Everyone from elected officials, government unions, and the Brookings Institute is calling for hundreds of billions more in federal bailouts for states and local governments. There’s no question that government-ordered shutdowns will cause tax revenue to plummet, but bailouts will only make matters worse for employers and individual taxpayers.
The longer that states impose shutdowns, the worse the economic impact becomes, and covering government revenue losses with federal bailouts just encourages them to keep the economy shuttered. People and employers in the private sector are scrambling to keep their heads above water, and while some are getting a portion of their government-imposed losses offset by the feds, that won’t begin to end the suffering.
It’s time to pay property taxes now, and people are wondering where they’ll find the cash. But states and local governments collectively have plenty of cash. The most recent U.S. Census Annual Survey of State and Local Government Finances shows they had $1.66 trillion in cash and securities in 2017; that was $572 billion more than they had in 2007, before the start of the Great Recession. (That’s just what Census classifies as ‘other’ and excludes cash in insurance trust funds, bond funds, and cash held to offset debt.)
The State of Kansas began this fiscal year with $4.7 billion on hand. A good portion of that is restricted, but to the extent possible, legislators should remove restrictions and reduce agency budgets by the amounts they free up. According to the U.S Census report, local governments in Kansas had $6.9 billion in ‘other’ cash reserves in 2017; that’s $2.8 billion more than they held ten years prior, reinforcing their ability to cut spending and provide some immediate property tax relief.
Local government entities (cities, counties, townships, fire districts, etc.) increased property taxes by 180% over the last 22 years, while inflation increased 52% and the population grew by just 11%. That’s about three times the increase needed to keep up with inflation and population. Property taxes for education, including K-12 and community colleges, increased by 142%.
Drawing down cash reserves buys time to do the hard work of cutting wasteful spending, and there are lots of opportunities to make significant reductions. Former Indiana Governor Mitch Daniels explains how to go about it.
“This place was not built to be efficient. [But] you’re not going to find many places where you just take a cleaver and hack off a big piece of fat. Just like a cow, it’s marbled through the whole enterprise.”
Daniels made this statement about Purdue University, where he’s now president. And he practices what he preaches. In February, Purdue announced it was freezing tuition for the ninth consecutive year.
Every state provides the same basic basket of services, but some of them do so much more efficiently than others. The states that spend less are thereby able to tax less.

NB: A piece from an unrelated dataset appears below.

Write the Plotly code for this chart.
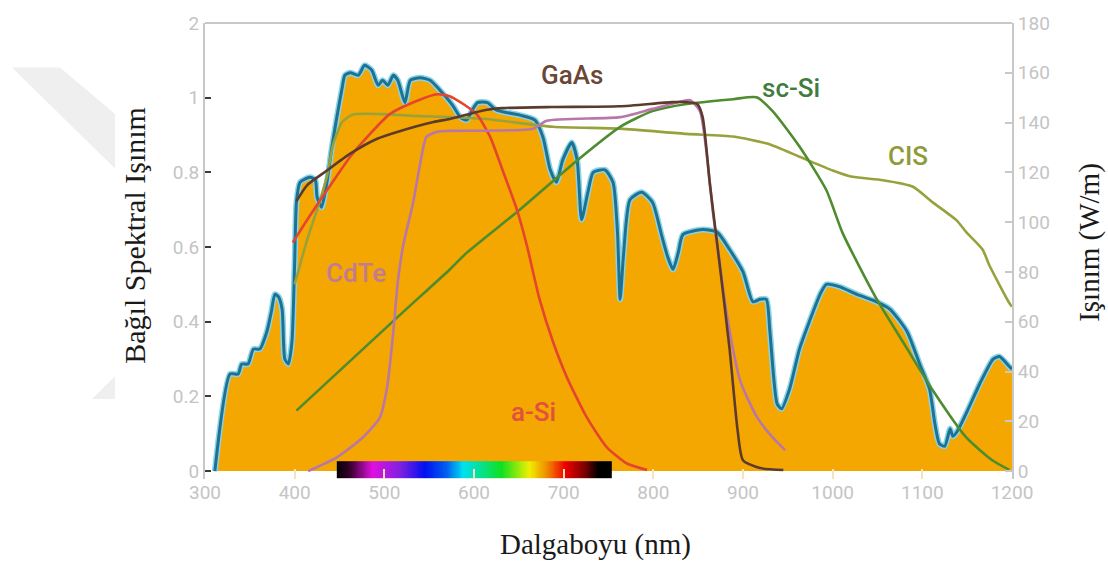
import numpy as np
import plotly.graph_objects as go

# ---- Solar spectrum (W/m) ----
spec_nm = [311, 328, 337, 341, 348, 354, 361, 369, 374, 378, 382, 386, 389, 393, 397,
           400, 402, 406, 417, 423, 425, 430, 436, 441, 447, 453, 456, 462, 471, 478,
           486, 493, 498, 504, 510, 515, 523, 529, 540, 551, 562, 576, 585, 592, 598,
           604, 615, 625, 651, 668, 677, 685, 692, 699, 709, 715, 720, 727, 733, 746,
           755, 760, 763, 767, 774, 787, 799, 809, 816, 822, 828, 833, 855, 871, 885,
           900, 911, 919, 926, 930, 938, 943, 952, 963, 974, 986, 993, 1008, 1027, 1049,
           1064, 1083, 1097, 1108, 1114, 1119, 1125, 1131, 1134, 1139, 1150, 1164, 1179,
           1186, 1197, 1200]
spec_wm = [0, 39, 39, 43, 43, 49, 49, 56, 64, 71, 70, 65, 45, 43, 52,
           84, 108, 116, 118, 117, 110, 106, 116, 129, 142, 154, 159, 160, 159, 163,
           161, 155, 157, 155, 159, 157, 148, 157, 158, 157, 153, 147, 142, 141, 145,
           148, 148, 145, 143, 141, 134, 121, 116, 125, 132, 125, 101, 112, 120, 121,
           116, 96, 69, 88, 109, 112, 108, 95, 86, 81, 88, 95, 97, 96, 89,
           80, 68, 69, 69, 56, 27, 25, 33, 49, 60, 71, 75, 74, 71, 68,
           65, 56, 43, 33, 19, 11, 10, 17, 14, 16, 24, 35, 45,
           46, 42, 41]

# ---- Relative spectral response of the cells ----
gaas_nm = [402, 414, 436, 462, 492, 518, 555, 573, 613, 631, 687, 762, 821, 837, 849,
           855, 863, 872, 885, 894, 900, 919, 945]
gaas_r = [0.723, 0.766, 0.805, 0.850, 0.890, 0.911, 0.935, 0.943, 0.967, 0.972, 0.975,
          0.977, 0.988, 0.988, 0.983, 0.948, 0.77, 0.593, 0.328, 0.109, 0.029, 0.008, 0.003]

asi_nm = [398, 414, 436, 462, 481, 506, 536, 559, 573, 588, 603, 618, 632, 648, 659,
          673, 688, 704, 726, 748, 770, 793]
asi_r = [0.612, 0.673, 0.752, 0.842, 0.895, 0.956, 0.991, 1.009, 1.004, 0.983, 0.956,
         0.895, 0.805, 0.699, 0.604, 0.461, 0.347, 0.249, 0.143, 0.064, 0.021, 0.003]

cdte_nm = [415, 447, 476, 495, 503, 510, 515, 521, 532, 540, 547, 559, 573, 666, 681,
           763, 799, 833, 841, 852, 867, 882, 897, 916, 933, 947]
cdte_r = [0.0, 0.037, 0.090, 0.143, 0.223, 0.373, 0.506, 0.604, 0.718, 0.824, 0.895,
          0.909, 0.911, 0.917, 0.938, 0.948, 0.970, 0.991, 0.993, 0.964, 0.683, 0.419,
          0.241, 0.143, 0.090, 0.056]

scsi_nm = [402, 515, 573, 592, 651, 715, 763, 799, 837, 889, 915, 933, 963, 993, 1011,
           1049, 1083, 1112, 1149, 1178, 1197]
scsi_r = [0.162, 0.413, 0.540, 0.585, 0.700, 0.832, 0.922, 0.964, 0.983, 0.996, 1.001,
          0.964, 0.869, 0.752, 0.638, 0.461, 0.328, 0.215, 0.090, 0.029, 0.003]

cis_nm = [400, 414, 425, 436, 443, 453, 465, 498, 536, 573, 614, 688, 763, 837, 889,
          927, 963, 1000, 1022, 1056, 1089, 1112, 1138, 1149, 1167, 1175, 1197, 1200]
cis_r = [0.50, 0.62, 0.70, 0.79, 0.875, 0.935, 0.955, 0.956, 0.951, 0.948, 0.943, 0.922,
         0.917, 0.903, 0.896, 0.877, 0.842, 0.805, 0.788, 0.779, 0.762, 0.719, 0.672,
         0.640, 0.594, 0.550, 0.450, 0.440]

# ---- Axis ticks ----
x_ticks = [300, 400, 500, 600, 700, 800, 900, 1000, 1100, 1200]
left_tickvals = [0, 0.2, 0.4, 0.6, 0.8, 1.0, 1.2]
left_ticktext = ["0", "0.2", "0.4", "0.6", "0.8", "1", "2"]
right_ticks = [0, 20, 40, 60, 80, 100, 120, 140, 160, 180]

# visible band shown under the axis
band_nm = [447, 754]
band_stops = [(0.00, "#000000"), (0.05, "#3a0030"), (0.13, "#e010e0"), (0.23, "#8020e0"),
              (0.32, "#0010f0"), (0.40, "#0060f0"), (0.46, "#00e0f0"), (0.60, "#10e020"),
              (0.70, "#f0f000"), (0.77, "#f08000"), (0.83, "#f00000"), (0.90, "#800000"),
              (0.95, "#000000"), (1.00, "#000000")]

FILL = "#F4A700"
TICK_FONT = dict(family="Roboto, Liberation Sans", size=19, color="#c4c4c4")
LABEL_FONT = "Roboto, Liberation Sans"

fig = go.Figure()

# spectrum: orange area with a light halo and teal outline
fig.add_trace(go.Scatter(x=spec_nm, y=spec_wm, yaxis="y", mode="lines",
                         line=dict(color="#86d3ea", width=6, shape="spline", smoothing=0.6),
                         fill="tozeroy", fillcolor=FILL, hoverinfo="skip", showlegend=False))
fig.add_trace(go.Scatter(x=spec_nm, y=spec_wm, yaxis="y", mode="lines",
                         line=dict(color="#20718f", width=3, shape="spline", smoothing=0.6),
                         showlegend=False))

# visible-light colour band
bx = np.arange(band_nm[0], band_nm[1] + 1, 1.0)
fig.add_trace(go.Heatmap(x=bx, y=[-0.0185, 0.0265], z=[list((bx[:-1] + bx[1:]) / 2)],
                         xaxis="x", yaxis="y2", colorscale=[[s, c] for s, c in band_stops],
                         zmin=band_nm[0], zmax=band_nm[1], showscale=False, hoverinfo="skip"))

cells = [
    ("CIS", cis_nm, cis_r, "#97a23c"),
    ("sc-Si", scsi_nm, scsi_r, "#4f8b2f"),
    ("a-Si", asi_nm, asi_r, "#e5452e"),
    ("CdTe", cdte_nm, cdte_r, "#b977a8"),
    ("GaAs", gaas_nm, gaas_r, "#5c3b2e"),
]
for name, xs, ys, col in cells:
    fig.add_trace(go.Scatter(x=xs, y=ys, yaxis="y2", mode="lines", name=name,
                             line=dict(color=col, width=2.6, shape="spline", smoothing=0.6),
                             showlegend=False))

# curve labels
labels = [
    ("GaAs", 709, 1.062, "#6a4636"),
    ("sc-Si", 954, 1.027, "#3f7d3f"),
    ("CIS", 1084, 0.844, "#8f9a3a"),
    ("CdTe", 468, 0.531, "#c27c90"),
    ("a-Si", 666, 0.159, "#e2503e"),
]
for txt, lx, ly, col in labels:
    fig.add_annotation(x=lx, y=ly, xref="x", yref="y2", text=txt, showarrow=False,
                       xanchor="center", yanchor="middle",
                       font=dict(family=LABEL_FONT, size=26, color=col, weight=500))

# axis titles
serif = "Liberation Serif, DejaVu Serif"
fig.add_annotation(x=-0.0867, y=0.5336, xref="paper", yref="paper", text="Bağıl Spektral Işınım",
                   textangle=-90, showarrow=False, xanchor="center", yanchor="middle",
                   font=dict(family=serif, size=30, color="#1a1a1a"))
fig.add_annotation(x=1.0967, y=0.518, xref="paper", yref="paper", text="Işınım (W/m)",
                   textangle=-90, showarrow=False, xanchor="center", yanchor="middle",
                   font=dict(family=serif, size=29, color="#1a1a1a"))
fig.add_annotation(x=0.4833, y=-0.1432, xref="paper", yref="paper", text="Dalgaboyu (nm)",
                   showarrow=False, xanchor="center", yanchor="middle",
                   font=dict(family=serif, size=29, color="#1a1a1a"))

# faint background emblem at the left
shapes = [
    dict(type="path", xref="paper", yref="paper", layer="below",
         path="M -0.2392 0.9024 L -0.1797 0.9024 L -0.1115 0.8004 L -0.1115 0.6811 Z",
         fillcolor="#efefef", line=dict(width=0)),
    dict(type="path", xref="paper", yref="paper", layer="below",
         path="M -0.1400 0.1757 L -0.1115 0.2256 L -0.1115 0.1757 Z",
         fillcolor="#efefef", line=dict(width=0)),
    # top frame line
    dict(type="line", xref="paper", yref="paper", x0=0, x1=1, y0=1, y1=1,
         line=dict(color="#c8c8c8", width=2)),
]

fig.update_layout(
    width=1108, height=568,
    margin=dict(l=205, r=96, t=18, b=89),
    paper_bgcolor="white", plot_bgcolor="white",
    shapes=shapes,
    xaxis=dict(range=[300, 1200], tickvals=x_ticks, ticks="inside", ticklen=10, tickwidth=2,
               tickcolor="#f7e3bb", showgrid=False, zeroline=False, showline=False,
               tickfont=TICK_FONT),
    yaxis=dict(side="right", range=[-3.18, 180], tickvals=right_ticks, ticks="inside",
               ticklen=7, tickwidth=2, tickcolor="#c8c8c8", showgrid=False, zeroline=False,
               showline=True, linecolor="#c8c8c8", linewidth=2, tickfont=TICK_FONT),
    yaxis2=dict(side="left", overlaying="y", range=[-0.0212, 1.2], tickvals=left_tickvals,
                ticktext=left_ticktext, ticks="inside", ticklen=6, tickwidth=2,
                tickcolor="#3a3a3a", showgrid=False, zeroline=False, showline=True,
                linecolor="#c8c8c8", linewidth=2, tickfont=TICK_FONT),
)

fig.write_html("out.html")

Data from the National Association of State Budget Officers show that the states with an income tax spent a whopping 55% more per resident in 2018 than the states without an income tax. That excludes spending of federal money and debt-related spending. It’s not access to oil or other revenue sources that make the difference; it’s the spending control. New Hampshire and Texas spent less than $2,800 per resident, while California spent over $4,400.
Kansas spent $4,040 per resident in 2018 – 40% more than the states without an income tax – and spending has increased by $1.2 billion since then.
Staffing accounts for a significant portion of government spending, and we’re massively over-governed here in Kansas. The U.S. Census Survey of Public Employment shows Kansas had 36% more government employees per capita than the national average, and they are mostly being held harmless from COVID-related layoffs.
Some cities and counties in Kansas confirm that no one has been laid off so far, while others have a few part-time employees on furlough. The Bureau of Labor Statistics reports a loss of 6,000 private-sector jobs for Kansas in March, while state and local government employment held steady. Kansas Governor Laura Kelly sent most state workers home with full pay, even if they can’t work from home or their roles are not necessary during the COVID situation.
No one wants to see anyone lose their job or have necessary government functions eliminated. But it makes no sense to give federal bailouts to states and local government so they can continue to over-spend and over-tax.
State and local governments ordered the economic shutdown, so let them do like the rest of us and learn to live on what they collect.